Saturday 3 December 2022

12:37 - Review

 Finborough Theatre, London


***



Written and directed by Julia Pascal


The cast of 12:37

Julia Pascal’s 12:37 is a multi-layered exploration of nationalism in the mid 20th century, that follows Paul and Cecil Green, two Irish-Jewish brothers, from 1935 Dublin through to the creation of the State of Israel in 1948, via a 1936 encounter with London’s fascism.

Pascal’s research is detailed, spotlighting a hatred of the Jews on both sides of the Irish Sea that prompts the brothers, via separate circuitous routes to find themselves in Palestine under the British Mandate.  Paul (Alex Cartuson) is lean and fit, a boxer in his youth, who works his way into the nascent army fighting for the establishment of the Jewish state and ultimately into being part of the terrorist gang who, at 12:37 on 22nd July 1946, bombed Jerusalem’s King David Hotel, a key base for the British Forces. That devastating action that was to prove influential in the UK’s withdrawal from Palestine and the subsequent creation of Israel. Cecil (Eoin O’Dubhghaill), less of a fighter than his brother and a kinder soul with a beautiful voice, finds his own journey to the Holy Land via ENSA, the British military’s entertainments division.
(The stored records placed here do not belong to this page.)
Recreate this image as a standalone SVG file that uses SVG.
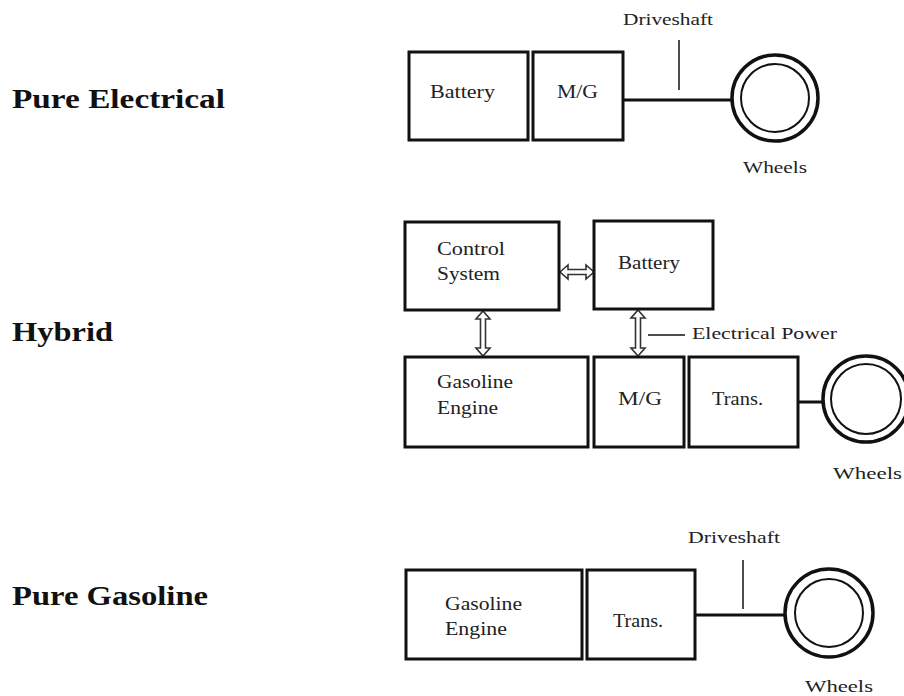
<svg xmlns="http://www.w3.org/2000/svg" width="904" height="696" viewBox="0 0 904 696">
<style>
.box{fill:#fff;stroke:#111;stroke-width:3}
.t{font-family:"Liberation Serif","Times New Roman",serif;font-size:19px;fill:#222}
.s{font-family:"Liberation Serif","Times New Roman",serif;font-size:17px;fill:#222}
.h{font-family:"Liberation Serif","Times New Roman",serif;font-size:28px;font-weight:bold;fill:#111}
.shaft{stroke:#111;stroke-width:3;fill:none}
.thin{stroke:#111;stroke-width:1.5;fill:none}
.wo{fill:#fff;stroke:#111;stroke-width:3.5}
.wi{fill:#fff;stroke:#111;stroke-width:2}
.arr{fill:#fff;stroke:#333;stroke-width:1.6;stroke-linejoin:miter}
</style>
<rect width="904" height="696" fill="#fff"/>

<g id="labels">
<text class="h" x="12" y="108" textLength="213" lengthAdjust="spacingAndGlyphs">Pure Electrical</text>
<text class="h" x="12" y="341" textLength="101" lengthAdjust="spacingAndGlyphs">Hybrid</text>
<text class="h" x="12" y="605" textLength="196" lengthAdjust="spacingAndGlyphs">Pure Gasoline</text>
</g>

<g id="connectors">
<!-- Pure Electrical -->
<line class="shaft" x1="623" y1="100" x2="733" y2="100"/>
<line class="thin" x1="679" y1="40" x2="679" y2="90"/>
<!-- Hybrid -->
<line class="shaft" x1="798" y1="402" x2="824" y2="402"/>
<polygon class="arr" points="560,272 568,265 568,269.5 586,269.5 586,265 594,272 586,279 586,274.5 568,274.5 568,279"/>
<polygon class="arr" points="483,311 490,319 485.5,319 485.5,348 490,348 483,356 476,348 480.5,348 480.5,319 476,319"/>
<polygon class="arr" points="638,310 645,318 640.5,318 640.5,348 645,348 638,356 631,348 635.5,348 635.5,318 631,318"/>
<line class="thin" x1="648" y1="335" x2="685" y2="335"/>
<!-- Pure Gasoline -->
<line class="shaft" x1="695" y1="615" x2="785" y2="615"/>
<line class="thin" x1="743" y1="560" x2="743" y2="609"/>
</g>

<g id="pe-battery"><rect class="box" x="409" y="52" width="119" height="88"/><text class="t" x="430" y="98" textLength="65" lengthAdjust="spacingAndGlyphs">Battery</text></g>
<g id="pe-mg"><rect class="box" x="533" y="52" width="90" height="88"/><text class="t" x="557" y="98" textLength="41" lengthAdjust="spacingAndGlyphs">M/G</text></g>
<g id="pe-wheels"><circle class="wo" cx="775" cy="98" r="43"/><circle class="wi" cx="775" cy="98" r="34"/><text class="s" x="743" y="173" textLength="64" lengthAdjust="spacingAndGlyphs">Wheels</text></g>
<g id="pe-driveshaft"><text class="s" x="623" y="25" textLength="90" lengthAdjust="spacingAndGlyphs">Driveshaft</text></g>

<g id="hy-control"><rect class="box" x="405" y="222" width="154" height="88"/><text class="t" x="437" y="255" textLength="68" lengthAdjust="spacingAndGlyphs">Control</text><text class="t" x="437" y="280" textLength="63" lengthAdjust="spacingAndGlyphs">System</text></g>
<g id="hy-battery"><rect class="box" x="594" y="221" width="119" height="88"/><text class="t" x="618" y="269" textLength="62" lengthAdjust="spacingAndGlyphs">Battery</text></g>
<g id="hy-engine"><rect class="box" x="405" y="357" width="183" height="90"/><text class="t" x="437" y="388" textLength="76" lengthAdjust="spacingAndGlyphs">Gasoline</text><text class="t" x="437" y="414" textLength="61" lengthAdjust="spacingAndGlyphs">Engine</text></g>
<g id="hy-mg"><rect class="box" x="594" y="357" width="90" height="90"/><text class="t" x="618" y="405" textLength="44" lengthAdjust="spacingAndGlyphs">M/G</text></g>
<g id="hy-trans"><rect class="box" x="689" y="357" width="109" height="90"/><text class="t" x="712" y="405" textLength="51" lengthAdjust="spacingAndGlyphs">Trans.</text></g>
<g id="hy-wheels"><circle class="wo" cx="866" cy="399" r="43"/><circle class="wi" cx="866" cy="399" r="35"/><text class="s" x="833" y="479" textLength="69" lengthAdjust="spacingAndGlyphs">Wheels</text></g>
<g id="hy-power"><text class="s" x="692" y="339" textLength="145" lengthAdjust="spacingAndGlyphs">Electrical Power</text></g>

<g id="pg-engine"><rect class="box" x="406" y="570" width="176" height="89"/><text class="t" x="445" y="610" textLength="77" lengthAdjust="spacingAndGlyphs">Gasoline</text><text class="t" x="445" y="635" textLength="62" lengthAdjust="spacingAndGlyphs">Engine</text></g>
<g id="pg-trans"><rect class="box" x="587" y="570" width="108" height="89"/><text class="t" x="613" y="627" textLength="50" lengthAdjust="spacingAndGlyphs">Trans.</text></g>
<g id="pg-wheels"><circle class="wo" cx="829" cy="613" r="44"/><circle class="wi" cx="829" cy="613" r="34"/><text class="s" x="805" y="692" textLength="68" lengthAdjust="spacingAndGlyphs">Wheels</text></g>
<g id="pg-driveshaft"><text class="s" x="688" y="543" textLength="92" lengthAdjust="spacingAndGlyphs">Driveshaft</text></g>
</svg>
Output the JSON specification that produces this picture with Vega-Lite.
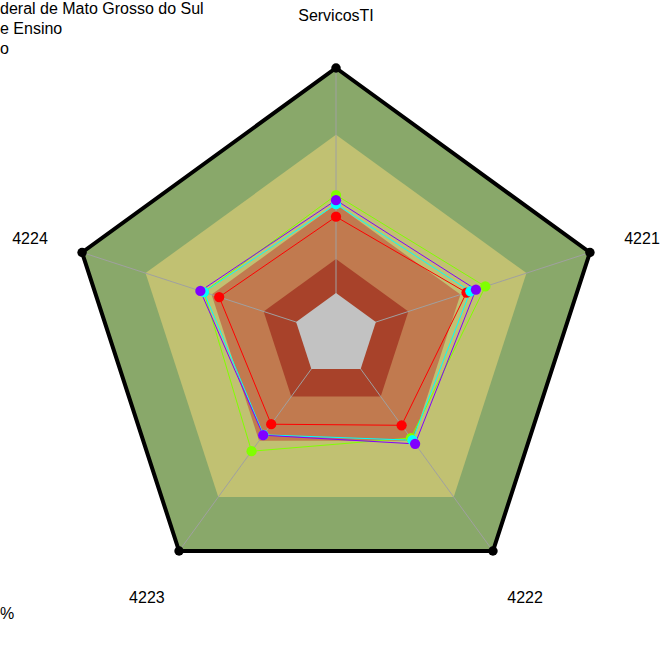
{
  "$schema": "https://vega.github.io/schema/vega-lite/v6.json",
  "width": 661,
  "height": 664,
  "autosize": {"type": "fit", "contains": "padding"},
  "padding": 0,
  "background": "white",
  "config": {"view": {"stroke": null}, "font": "Liberation Sans"},
  "datasets": {
    "axes": [
      {"i": 0, "axis": "ServicosTI"},
      {"i": 1, "axis": "4221"},
      {"i": 2, "axis": "4222"},
      {"i": 3, "axis": "4223"},
      {"i": 4, "axis": "4224"}
    ],
    "bands": [
      {"band": "b1", "level": 100, "i": [0, 1, 2, 3, 4]},
      {"band": "b2", "level": 75, "i": [0, 1, 2, 3, 4]},
      {"band": "b3", "level": 49, "i": [0, 1, 2, 3, 4]},
      {"band": "b4", "level": 28.5, "i": [0, 1, 2, 3, 4]}
    ],
    "core": [
      {"band": "b5", "level": 15.7, "i": [0, 1, 2, 3, 4]}
    ],
    "series": [
      {"serie": "s1", "i": 0, "value": 44.3},
      {"serie": "s1", "i": 1, "value": 51.4},
      {"serie": "s1", "i": 2, "value": 41.8},
      {"serie": "s1", "i": 3, "value": 41.3},
      {"serie": "s1", "i": 4, "value": 46.0},
      {"serie": "s2", "i": 0, "value": 52.4},
      {"serie": "s2", "i": 1, "value": 58.8},
      {"serie": "s2", "i": 2, "value": 47.7},
      {"serie": "s2", "i": 3, "value": 53.8},
      {"serie": "s2", "i": 4, "value": 52.0},
      {"serie": "s3", "i": 0, "value": 49.0},
      {"serie": "s3", "i": 1, "value": 52.9},
      {"serie": "s3", "i": 2, "value": 48.7},
      {"serie": "s3", "i": 3, "value": 46.2},
      {"serie": "s3", "i": 4, "value": 52.0},
      {"serie": "s4", "i": 0, "value": 50.5},
      {"serie": "s4", "i": 1, "value": 55.1},
      {"serie": "s4", "i": 2, "value": 50.4},
      {"serie": "s4", "i": 3, "value": 46.4},
      {"serie": "s4", "i": 4, "value": 53.4}
    ],
    "notes": [
      {"t": "deral de Mato Grosso do Sul", "line": 0},
      {"t": "e Ensino", "line": 1},
      {"t": "o", "line": 2},
      {"t": "%", "line": 30.25}
    ]
  },
  "encoding": {
    "x": {"field": "x", "type": "quantitative", "scale": {"domain": [-1.2584, 1.2172], "nice": false, "zero": false}, "axis": null},
    "y": {"field": "y", "type": "quantitative", "scale": {"domain": [-1.2322, 1.2547], "nice": false, "zero": false}, "axis": null}
  },
  "layer": [
    {
      "data": {"name": "bands"},
      "transform": [
        {"flatten": ["i"]},
        {"calculate": "datum.level / 100 * sin(datum.i * 2 * PI / 5)", "as": "x"},
        {"calculate": "datum.level / 100 * cos(datum.i * 2 * PI / 5)", "as": "y"}
      ],
      "mark": {"type": "line", "interpolate": "linear-closed", "strokeWidth": 0},
      "encoding": {
        "order": {"field": "i", "type": "quantitative"},
        "detail": {"field": "band"},
        "fill": {"field": "band", "type": "nominal", "legend": null,
          "scale": {"domain": ["b1", "b2", "b3", "b4", "b5"], "range": ["#89a86a", "#c1c172", "#c17a4f", "#a8422a", "#c2c2c2"]}}
      }
    },
    {
      "data": {"name": "axes"},
      "transform": [
        {"calculate": "sin(datum.i * 2 * PI / 5)", "as": "x"},
        {"calculate": "cos(datum.i * 2 * PI / 5)", "as": "y"}
      ],
      "mark": {"type": "rule", "color": "#a0a0a0", "strokeWidth": 1},
      "encoding": {"x2": {"datum": 0}, "y2": {"datum": 0}}
    },
    {
      "data": {"name": "core"},
      "transform": [
        {"flatten": ["i"]},
        {"calculate": "datum.level / 100 * sin(datum.i * 2 * PI / 5)", "as": "x"},
        {"calculate": "datum.level / 100 * cos(datum.i * 2 * PI / 5)", "as": "y"}
      ],
      "mark": {"type": "line", "interpolate": "linear-closed", "strokeWidth": 0},
      "encoding": {
        "order": {"field": "i", "type": "quantitative"},
        "fill": {"field": "band", "type": "nominal", "legend": null,
          "scale": {"domain": ["b1", "b2", "b3", "b4", "b5"], "range": ["#89a86a", "#c1c172", "#c17a4f", "#a8422a", "#c2c2c2"]}}
      }
    },
    {
      "data": {"name": "axes"},
      "transform": [
        {"calculate": "sin(datum.i * 2 * PI / 5)", "as": "x"},
        {"calculate": "cos(datum.i * 2 * PI / 5)", "as": "y"}
      ],
      "mark": {"type": "line", "interpolate": "linear-closed", "color": "black", "strokeWidth": 4},
      "encoding": {"order": {"field": "i", "type": "quantitative"}}
    },
    {
      "data": {"name": "axes"},
      "transform": [
        {"calculate": "sin(datum.i * 2 * PI / 5)", "as": "x"},
        {"calculate": "cos(datum.i * 2 * PI / 5)", "as": "y"}
      ],
      "mark": {"type": "point", "filled": true, "color": "black", "size": 90, "opacity": 1},
      "encoding": {}
    },
    {
      "data": {"name": "series"},
      "transform": [
        {"calculate": "datum.value / 100 * sin(datum.i * 2 * PI / 5)", "as": "x"},
        {"calculate": "datum.value / 100 * cos(datum.i * 2 * PI / 5)", "as": "y"}
      ],
      "mark": {"type": "line", "interpolate": "linear-closed", "strokeWidth": 1},
      "encoding": {
        "order": {"field": "i", "type": "quantitative"},
        "color": {"field": "serie", "type": "nominal", "legend": null,
          "scale": {"domain": ["s1", "s2", "s3", "s4"], "range": ["#ff0000", "#80ff00", "#00ffff", "#8000ff"]}}
      }
    },
    {
      "data": {"name": "series"},
      "transform": [
        {"calculate": "datum.value / 100 * sin(datum.i * 2 * PI / 5)", "as": "x"},
        {"calculate": "datum.value / 100 * cos(datum.i * 2 * PI / 5)", "as": "y"}
      ],
      "mark": {"type": "point", "filled": true, "size": 105, "opacity": 1},
      "encoding": {
        "color": {"field": "serie", "type": "nominal", "legend": null,
          "scale": {"domain": ["s1", "s2", "s3", "s4"], "range": ["#ff0000", "#80ff00", "#00ffff", "#8000ff"]}}
      }
    },
    {
      "data": {"name": "axes"},
      "transform": [
        {"calculate": "1.205 * sin(datum.i * 2 * PI / 5)", "as": "x"},
        {"calculate": "1.205 * cos(datum.i * 2 * PI / 5)", "as": "y"}
      ],
      "mark": {"type": "text", "fontSize": 16, "color": "black", "baseline": "middle", "align": "center", "dy": 3},
      "encoding": {"text": {"field": "axis"}}
    },
    {
      "data": {"name": "notes"},
      "transform": [
        {"calculate": "-1.2584", "as": "x"},
        {"calculate": "1.2022 - datum.line * 20 / 267", "as": "y"}
      ],
      "mark": {"type": "text", "fontSize": 16, "color": "black", "align": "left", "baseline": "alphabetic"},
      "encoding": {
        "text": {"field": "t"}
      }
    }
  ]
}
Perhaps the most intriguing character in Pascal’s play is the young Rina Goldberg (Lisa O’Connor) who we first encounter in London as a firebrand communist raising funds for Moscow’s Yiddish Theatre, and who by 1946 has survived the Holocaust, experiencing horrendous sexual violence having been moved around between concentration camps by the Nazis. The love triangle that Pascal creates between Rina and the brothers may lack credibility, but O’Connor’s interpretation of Rina’s horrific journey is a masterclass of powerful understatement.

The quintet of actors is completed by Ruth Lass and Danann McAleer and across the two hours of the drama all five put in outstanding and compelling performances, with Pascal’s direction making ingenious use of the production’s evidently modest budget and the Finborough’s compact space. An observation on the casting (albeit a company of excellent performers, doing their job superbly) is that the producers appear to have put more effort into ensuring the ethnic authenticity of actors playing most of the Irish characters, than they have as regards those playing the Jewish characters.

Dr Pascal is at her best in her slow, harrowing reveal of Rina’s story and equally talented in the bold technical construction of her play. Politically however she loses objectivity, her writing suggesting that she is uncomfortable with the concept of national identity per se. That this production’s printed programme/playtext itself ignores the time and location of the play’s final scene, set in 1948 in the newly-formed Israeli state, speaks volumes.